As the Tenth Circuit explained, “[e]ven if an employer was generally aware of the beliefs and observances that are traditionally associated with a particular religious group, and also knew that the applicant or employee displayed symbols associated with that group—or even that the applicant or employee specifically claimed to be a member of that group—ordinarily, the employer would still not know whether the conflicting practice in question actually stemmed from religious beliefs unless the particular applicant or employee informed the employer, because under Title VII…religion is a uniquely personal and individual matter.”   Additionally, “even if an employer has particularized actual knowledge that the practice of a particular applicant stems from his or her religious beliefs, that still does not trigger the employer’s duty to offer a reasonable accommodation because the applicant or employee may not actually need an accommodation—they may not consider the practice to be inflexible, and may not feel obliged by religion to adhere to the practice, and thus there would be no need for the employer to provide a reasonable accommodation.  Thus, “whether a particular practice is religiously required is ultimately a question that only a particular individual can answer—even if the same practice is customarily required in the religion that the person claims to follow.”  The Tenth Circuit went on to note that requiring the applicant or employee to initiate the communication about the possible need for a religious accommodation comports with the EEOC’s guidance, which affirmatively discourages employers from making religious inquiries to applicants and states that employers should train employees not to engage in stereotyping based on religious dress and grooming practices.

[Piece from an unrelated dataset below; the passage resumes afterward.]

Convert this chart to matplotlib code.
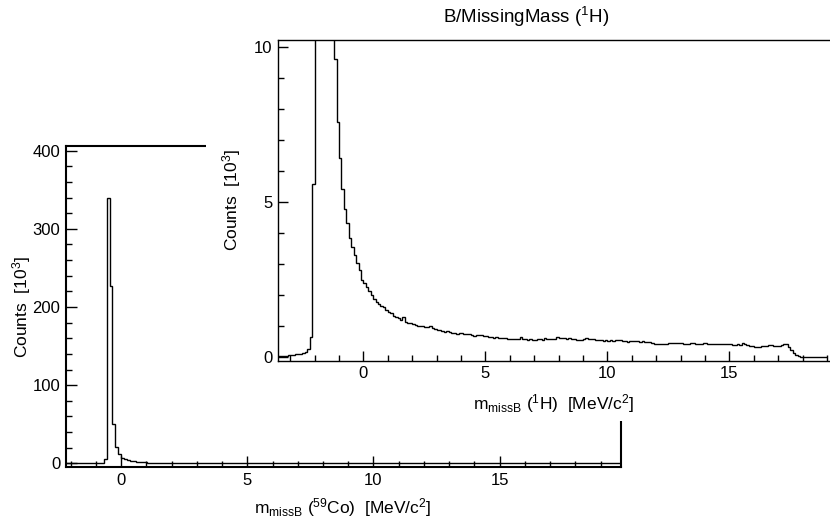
import numpy as np
import matplotlib
matplotlib.use("Agg")
import matplotlib.pyplot as plt

plt.rcParams['font.family'] = ['Liberation Sans', 'DejaVu Sans']
plt.rcParams['mathtext.fontset'] = 'custom'
plt.rcParams['mathtext.rm'] = 'Liberation Sans'
plt.rcParams['mathtext.it'] = 'Liberation Sans:italic'
plt.rcParams['mathtext.default'] = 'rm'

# main histogram: m_missB for 59Co, counts in 10^3, 200 bins
co_lo, co_hi = -2.2, 19.8
co_counts = [
    0, 0, 0, 0, 0, 0, 0, 0, 0, 0, 0, 0, 0,
    5, 340, 227, 50, 21, 12, 7,
    5.0, 4.0, 3.2, 2.6, 2.1, 1.7, 1.4, 1.2, 1.0, 0.85,
    0.75, 0.65, 0.57, 0.5, 0.45, 0.41, 0.38, 0.35, 0.33, 0.31,
    0.30, 0.29, 0.28, 0.27, 0.26, 0.26, 0.25, 0.25, 0.24, 0.24,
    0.23, 0.23, 0.23, 0.22, 0.22, 0.22, 0.21, 0.21, 0.21, 0.20,
    0.20, 0.20, 0.20, 0.19, 0.20, 0.19, 0.19, 0.19, 0.19, 0.18,
    0.19, 0.18, 0.18, 0.18, 0.18, 0.18, 0.17, 0.18, 0.17, 0.17,
    0.17, 0.17, 0.17, 0.17, 0.16, 0.17, 0.16, 0.16, 0.16, 0.16,
    0.16, 0.16, 0.16, 0.16, 0.16, 0.15, 0.16, 0.15, 0.15, 0.15,
    0.15, 0.15, 0.15, 0.15, 0.15, 0.15, 0.15, 0.15, 0.15, 0.15,
    0.15, 0.15, 0.15, 0.15, 0.15, 0.15, 0.15, 0.15, 0.15, 0.15,
    0.15, 0.15, 0.15, 0.15, 0.15, 0.15, 0.15, 0.15, 0.15, 0.15,
    0.15, 0.15, 0.15, 0.15, 0.15, 0.15, 0.15, 0.15, 0.15, 0.15,
    0.15, 0.15, 0.15, 0.15, 0.15, 0.15, 0.15, 0.15, 0.15, 0.15,
    0.15, 0.15, 0.15, 0.15, 0.15, 0.15, 0.15, 0.15, 0.15, 0.15,
    0.15, 0.15, 0.15, 0.15, 0.15, 0.15, 0.15, 0.15, 0.15, 0.15,
    0.15, 0.15, 0.12, 0.08, 0.04, 0.02, 0, 0, 0, 0,
    0, 0, 0, 0, 0, 0, 0, 0, 0, 0,
]

# inset histogram: m_missB for 1H, counts in 10^3, 225 bins of 0.1 MeV
h_lo, h_hi = -3.5, 19.0
h_counts = [
    0.02, 0.03, 0.03, 0.04, 0.05, 0.06, 0.07, 0.08, 0.09, 0.10,
    0.13, 0.16, 0.24, 0.65, 5.57, 13.0, 19.0, 24.0, 27.0, 26.0,
    22.0, 17.0, 12.8, 9.62, 7.58, 6.40, 5.40, 4.78, 4.32, 3.82,
    3.53, 3.28, 3.01, 2.80, 2.49, 2.37, 2.24, 2.13, 1.99, 1.88,
    1.77, 1.70, 1.63, 1.59, 1.51, 1.45, 1.40, 1.31, 1.27, 1.24,
    1.20, 1.29, 1.13, 1.10, 1.08, 1.07, 1.03, 1.00, 0.99, 0.98,
    0.95, 0.95, 0.98, 0.93, 0.91, 0.86, 0.85, 0.84, 0.81, 0.82,
    0.80, 0.77, 0.78, 0.75, 0.76, 0.77, 0.75, 0.74, 0.73, 0.70,
    0.68, 0.70, 0.71, 0.70, 0.67, 0.66, 0.65, 0.63, 0.62, 0.63,
    0.62, 0.60, 0.59, 0.59, 0.57, 0.56, 0.57, 0.56, 0.56, 0.65,
    0.57, 0.56, 0.55, 0.56, 0.54, 0.54, 0.57, 0.56, 0.55, 0.59,
    0.58, 0.56, 0.57, 0.56, 0.65, 0.60, 0.59, 0.60, 0.58, 0.59,
    0.57, 0.56, 0.55, 0.54, 0.55, 0.57, 0.59, 0.57, 0.56, 0.56,
    0.55, 0.54, 0.53, 0.52, 0.53, 0.52, 0.53, 0.52, 0.54, 0.53,
    0.54, 0.52, 0.50, 0.48, 0.50, 0.52, 0.51, 0.50, 0.49, 0.50,
    0.48, 0.48, 0.47, 0.43, 0.41, 0.41, 0.42, 0.41, 0.41, 0.42,
    0.46, 0.45, 0.45, 0.44, 0.43, 0.43, 0.41, 0.40, 0.41, 0.43,
    0.43, 0.42, 0.41, 0.42, 0.43, 0.43, 0.42, 0.41, 0.41, 0.42,
    0.41, 0.40, 0.41, 0.41, 0.41, 0.40, 0.39, 0.39, 0.40, 0.39,
    0.43, 0.40, 0.37, 0.35, 0.34, 0.32, 0.33, 0.32, 0.34, 0.35,
    0.36, 0.38, 0.37, 0.36, 0.35, 0.36, 0.38, 0.40, 0.41, 0.33,
    0.22, 0.12, 0.05, 0.01, 0, 0, 0, 0, 0, 0,
    0, 0, 0, 0, 0,
]

co_edges = np.linspace(co_lo, co_hi, len(co_counts) + 1)
h_edges = np.linspace(h_lo, h_hi, len(h_counts) + 1)

W, H = 830, 519
fig = plt.figure(figsize=(W / 100, H / 100), dpi=100)

def px(x0, y0, x1, y1):
    # pixel box (top-left origin) -> figure fraction rect
    return [x0 / W, 1 - y1 / H, (x1 - x0) / W, (y1 - y0) / H]

def ftext(x, y, s, **kw):
    fig.text(x / W, 1 - y / H, s, ha='center', va='center', **kw)

# main pad
ax = fig.add_axes(px(65.7, 145.7, 620.7, 467))
ax.stairs(co_counts, co_edges, baseline=None, color='black', lw=1.0)
ax.set_xlim(co_lo, co_hi)
ax.set_ylim(-4.7, 406.4)
ax.set_xticks([0, 5, 10, 15])
ax.set_xticks(np.arange(-2, 20, 1), minor=True)
ax.set_yticks([0, 100, 200, 300, 400])
ax.set_yticks(np.arange(0, 401, 20), minor=True)
ax.tick_params(direction='in', which='major', length=8, width=1, labelsize=12, pad=4)
ax.tick_params(direction='in', which='minor', length=4.5, width=1)
for s in ax.spines.values():
    s.set_linewidth(1.5)

ftext(343, 508, r'm$_{\mathrm{missB}}$ ($^{59}$Co)  [MeV/c$^{2}$]', fontsize=12.5)
ftext(22, 307, r'Counts  [10$^{3}$]', fontsize=12.5, rotation=90)

# inset pad covers part of main pad
pad = fig.add_axes(px(206, 0, 831, 421))
pad.set_facecolor('white')
pad.set_xticks([])
pad.set_yticks([])
for s in pad.spines.values():
    s.set_visible(False)

ins = fig.add_axes(px(278, 40, 831, 360.5))
ins.stairs(h_counts, h_edges, baseline=None, color='black', lw=1.0)
ins.set_xlim(h_lo, h_lo + (831 - 278) / 24.4)
ins.set_ylim(-0.12, 10.22)
ins.set_xticks([0, 5, 10, 15])
ins.set_xticks(np.arange(-3, 20, 1), minor=True)
ins.set_yticks([0, 5, 10])
ins.set_yticks(np.arange(0, 11, 1), minor=True)
ins.tick_params(direction='in', which='major', length=7, width=1, labelsize=12, pad=4)
ins.tick_params(direction='in', which='minor', length=4, width=1)
ins.spines['right'].set_visible(False)
for s in ins.spines.values():
    s.set_linewidth(1.0)

ftext(554, 404, r'm$_{\mathrm{missB}}$ ($^{1}$H)  [MeV/c$^{2}$]', fontsize=12.5)
ftext(232, 200, r'Counts  [10$^{3}$]', fontsize=12.5, rotation=90)

ftext(526, 17, r'B/MissingMass ($^{1}$H)', fontsize=13.5)

fig.savefig('out.png', dpi=100)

As the dissent pointed out, however, an employee cannot notify the employer of the need for accommodation if the employee does not know there is a conflict between her religious practice and the employer’s practices.  In the dissent’s view, where the employer has knowledge of a credible potential conflict between its policies and the applicant’s religious practices, the employer has a duty to inquire into this potential conflict.  In this case, the dissent said, “Abercrombie only had a duty to disclose to Elauf that its Look Policy prohibited Elauf from wearing any headwear while working in one of Abercrombie’s stores, when it had notice of facts that suggested to it the possibility of such a conflict.  This inquiry would have been sufficient to initiate any needed dialogue between the job applicant, Elauf, and the employer, Abercrombie, as to whether Elauf had religious beliefs that conflicted with Abercrombie’s dress code, beliefs which perhaps would be addressed by an accommodation.”

The Supreme Court will hear oral arguments in the case early next year.  Of note, just a week before the Tenth Circuit’s ruling, Abercrombie reached a settlement with Elauf and another Muslim teenager who was denied a job due to her headscarf.  Abercrombie has since revised its Look Policy to allow women to wear headscarves for religious reasons.   

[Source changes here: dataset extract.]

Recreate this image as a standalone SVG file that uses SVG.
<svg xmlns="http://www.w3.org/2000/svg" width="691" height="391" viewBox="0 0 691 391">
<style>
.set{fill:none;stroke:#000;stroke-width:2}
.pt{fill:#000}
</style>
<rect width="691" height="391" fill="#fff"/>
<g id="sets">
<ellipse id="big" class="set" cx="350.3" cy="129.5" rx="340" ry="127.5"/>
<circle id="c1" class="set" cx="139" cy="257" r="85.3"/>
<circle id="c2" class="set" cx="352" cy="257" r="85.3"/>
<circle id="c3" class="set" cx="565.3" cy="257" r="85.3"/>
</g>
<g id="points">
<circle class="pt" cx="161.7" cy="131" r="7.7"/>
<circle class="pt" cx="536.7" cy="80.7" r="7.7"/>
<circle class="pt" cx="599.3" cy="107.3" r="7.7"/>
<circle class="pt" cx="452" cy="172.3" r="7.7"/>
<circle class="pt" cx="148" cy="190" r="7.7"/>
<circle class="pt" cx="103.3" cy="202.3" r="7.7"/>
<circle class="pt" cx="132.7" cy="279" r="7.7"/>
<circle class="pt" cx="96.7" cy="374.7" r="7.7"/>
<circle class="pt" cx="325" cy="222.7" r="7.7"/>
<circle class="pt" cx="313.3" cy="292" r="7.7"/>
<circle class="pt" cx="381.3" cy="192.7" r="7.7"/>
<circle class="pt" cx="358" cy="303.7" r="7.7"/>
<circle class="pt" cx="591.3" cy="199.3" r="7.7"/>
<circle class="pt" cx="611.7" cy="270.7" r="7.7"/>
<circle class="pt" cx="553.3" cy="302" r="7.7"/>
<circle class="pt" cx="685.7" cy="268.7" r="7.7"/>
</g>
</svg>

Employers wishing to avoid Title VII religious discrimination claims should consider instituting a religious-accommodation policy that lets employees know that if they have a sincerely-held religious belief that needs accommodation, they can seek one, and let them know who to contact.  In addition, employers should work with counsel to train HR, managerial and supervisory employees on religious accommodation law and issues.